It makes sense... but some stair carpets are made from off cuts from the rest of the house. Each riser and step is a separate piece kept in place by gripper strips


----------



## Globalti (12 Dec 2019)

When the stair carpet was fitted the fitter should have left half a tread's worth folded under so that you could refit it with the worn bits on the risers. Or don't they think that far ahead nowadays?

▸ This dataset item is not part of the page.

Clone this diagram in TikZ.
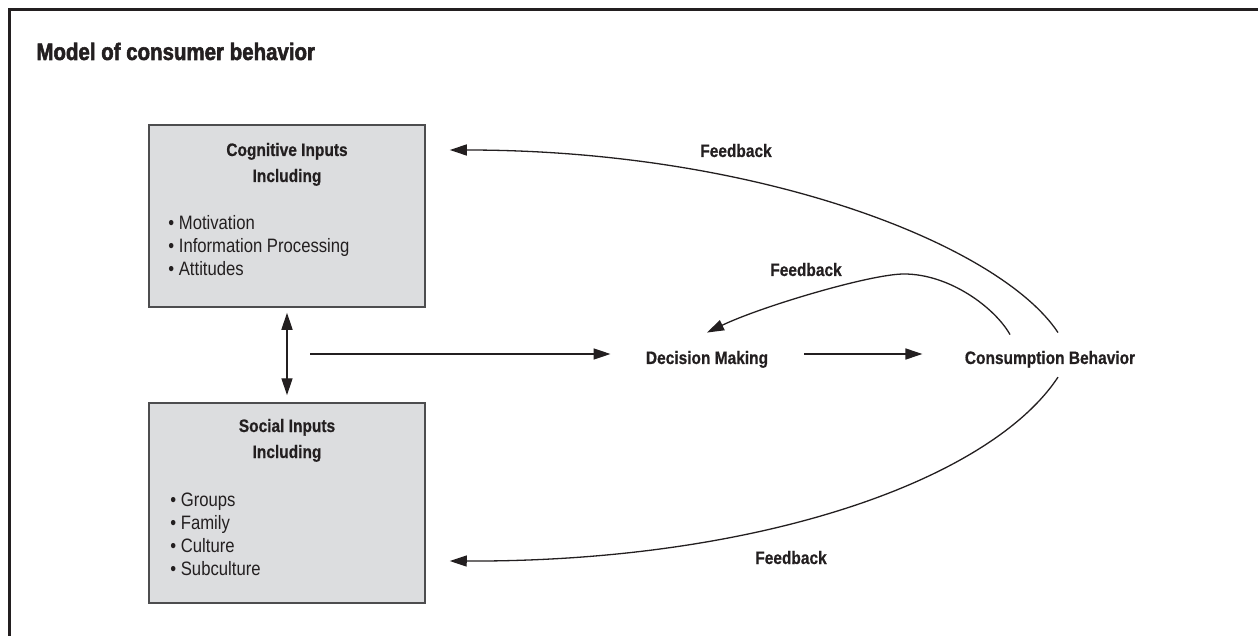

Edit: oops just read the post above!


----------



## davidphilips (13 Dec 2019)

Best of luck and hope every thing works out for you. Only advice i would offer would be to make sure and check out the neighbours with any house you intend to buy, also check out for any evidence of potential flooding or in a flood zone. no move is better than a bad move.


----------



## cyberknight (13 Dec 2019)

Well house we wanted had sold and still not had a decent offer yet ,if it all goes pear shaped might just see the bank about having a bit more on the mortgage to install a downstairs loo


----------



## davidphilips (13 Dec 2019)

cyberknight said:


> Well house we wanted had sold and still not had a decent offer yet ,if it all goes pear shaped might just see the bank about having a bit more on the mortgage to u stall a downstairs loo



Dont know the process but have known a few that have had grants given to them for a downstairs bedroom and bathroom know its a long drawn out process and you have to keep the house for at least a few years or pay back the grant but might be worth looking into?


----------



## cyberknight (13 Dec 2019)

davidphilips said:


> Dont know the process but have known a few that have had grants given to them for a downstairs bedroom and bathroom know its a long drawn out process and you have to keep the house for at least a few years or pay back the grant but might be worth looking into?

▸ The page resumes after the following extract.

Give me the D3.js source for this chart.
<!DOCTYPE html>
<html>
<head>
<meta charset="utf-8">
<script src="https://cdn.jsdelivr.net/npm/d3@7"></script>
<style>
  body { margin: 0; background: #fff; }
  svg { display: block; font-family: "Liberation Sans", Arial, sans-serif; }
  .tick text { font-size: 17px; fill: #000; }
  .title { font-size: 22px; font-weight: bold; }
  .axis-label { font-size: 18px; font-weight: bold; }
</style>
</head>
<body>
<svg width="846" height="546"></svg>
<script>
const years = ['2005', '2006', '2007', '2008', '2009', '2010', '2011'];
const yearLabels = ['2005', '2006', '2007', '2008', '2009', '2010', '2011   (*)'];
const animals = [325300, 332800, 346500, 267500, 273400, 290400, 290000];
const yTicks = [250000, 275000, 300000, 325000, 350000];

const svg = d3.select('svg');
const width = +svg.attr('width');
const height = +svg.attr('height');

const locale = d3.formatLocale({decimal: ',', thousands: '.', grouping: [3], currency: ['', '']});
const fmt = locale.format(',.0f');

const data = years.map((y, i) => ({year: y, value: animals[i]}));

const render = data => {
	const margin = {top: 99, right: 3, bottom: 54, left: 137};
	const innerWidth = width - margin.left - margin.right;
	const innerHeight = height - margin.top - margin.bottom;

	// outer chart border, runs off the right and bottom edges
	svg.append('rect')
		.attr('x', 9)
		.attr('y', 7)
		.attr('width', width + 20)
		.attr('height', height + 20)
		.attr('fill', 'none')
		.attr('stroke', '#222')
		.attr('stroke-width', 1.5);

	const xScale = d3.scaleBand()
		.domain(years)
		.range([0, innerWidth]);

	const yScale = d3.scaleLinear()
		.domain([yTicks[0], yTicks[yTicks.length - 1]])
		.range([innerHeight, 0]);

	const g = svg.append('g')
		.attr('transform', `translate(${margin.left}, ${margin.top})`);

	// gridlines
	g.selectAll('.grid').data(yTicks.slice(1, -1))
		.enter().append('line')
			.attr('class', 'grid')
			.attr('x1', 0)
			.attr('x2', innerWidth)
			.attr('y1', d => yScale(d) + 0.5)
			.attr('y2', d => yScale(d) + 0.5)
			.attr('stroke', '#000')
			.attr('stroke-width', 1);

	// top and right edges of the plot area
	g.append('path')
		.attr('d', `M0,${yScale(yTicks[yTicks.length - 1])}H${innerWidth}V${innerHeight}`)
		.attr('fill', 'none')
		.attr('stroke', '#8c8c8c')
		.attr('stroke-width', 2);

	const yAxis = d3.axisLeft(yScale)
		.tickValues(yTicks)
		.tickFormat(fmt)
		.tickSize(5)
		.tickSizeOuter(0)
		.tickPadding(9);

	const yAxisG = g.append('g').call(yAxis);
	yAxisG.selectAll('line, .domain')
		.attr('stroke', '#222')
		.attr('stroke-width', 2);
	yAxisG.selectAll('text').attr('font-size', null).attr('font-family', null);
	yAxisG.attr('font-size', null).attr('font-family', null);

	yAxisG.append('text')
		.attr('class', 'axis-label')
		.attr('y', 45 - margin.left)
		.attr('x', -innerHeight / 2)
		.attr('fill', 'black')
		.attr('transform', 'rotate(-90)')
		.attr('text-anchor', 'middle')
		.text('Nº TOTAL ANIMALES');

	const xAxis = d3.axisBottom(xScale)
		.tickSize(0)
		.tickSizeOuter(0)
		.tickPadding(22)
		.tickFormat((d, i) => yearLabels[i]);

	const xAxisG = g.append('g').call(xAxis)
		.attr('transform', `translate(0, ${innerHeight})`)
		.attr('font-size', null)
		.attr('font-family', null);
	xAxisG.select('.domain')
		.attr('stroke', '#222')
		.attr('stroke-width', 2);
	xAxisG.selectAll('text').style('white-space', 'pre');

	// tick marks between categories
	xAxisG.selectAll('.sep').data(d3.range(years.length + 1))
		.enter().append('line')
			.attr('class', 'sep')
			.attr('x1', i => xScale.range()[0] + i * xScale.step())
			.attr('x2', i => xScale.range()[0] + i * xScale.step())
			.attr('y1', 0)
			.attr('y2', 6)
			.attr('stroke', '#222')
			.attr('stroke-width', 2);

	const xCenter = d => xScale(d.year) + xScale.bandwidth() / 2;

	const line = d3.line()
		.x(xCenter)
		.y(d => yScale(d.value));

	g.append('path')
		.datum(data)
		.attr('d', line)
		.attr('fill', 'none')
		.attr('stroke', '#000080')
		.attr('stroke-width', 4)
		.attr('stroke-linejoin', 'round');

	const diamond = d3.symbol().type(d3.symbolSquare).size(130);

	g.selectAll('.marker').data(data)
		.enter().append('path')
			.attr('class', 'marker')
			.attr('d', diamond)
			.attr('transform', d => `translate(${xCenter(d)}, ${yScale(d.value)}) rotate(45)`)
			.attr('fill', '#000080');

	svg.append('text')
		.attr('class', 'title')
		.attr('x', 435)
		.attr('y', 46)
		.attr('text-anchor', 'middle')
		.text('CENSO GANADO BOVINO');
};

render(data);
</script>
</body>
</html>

just looked into it means tested


----------



## cyberknight (9 Mar 2020)

well still waiting for a buyer 
No more offers although we have had viewings.
we are not overpriced and decor is fine, just been to look at a house for 10 k more and it was smaller and needed a complete redecoration i though they were having a laugh .
Considering just sticking some more on the mortgage and fitting a downstairs loo especially if mrs ck gets her driving license back


----------



## davidphilips (9 Mar 2020)

No harm in finding out the cost involved in a downstairs bathroom/toilet, know i would not have accepted the low offer you where given and then pay 10k more than your asking price for a smaller house needing a lot done to it. Good luck and you never know you may yet have a good offer.


----------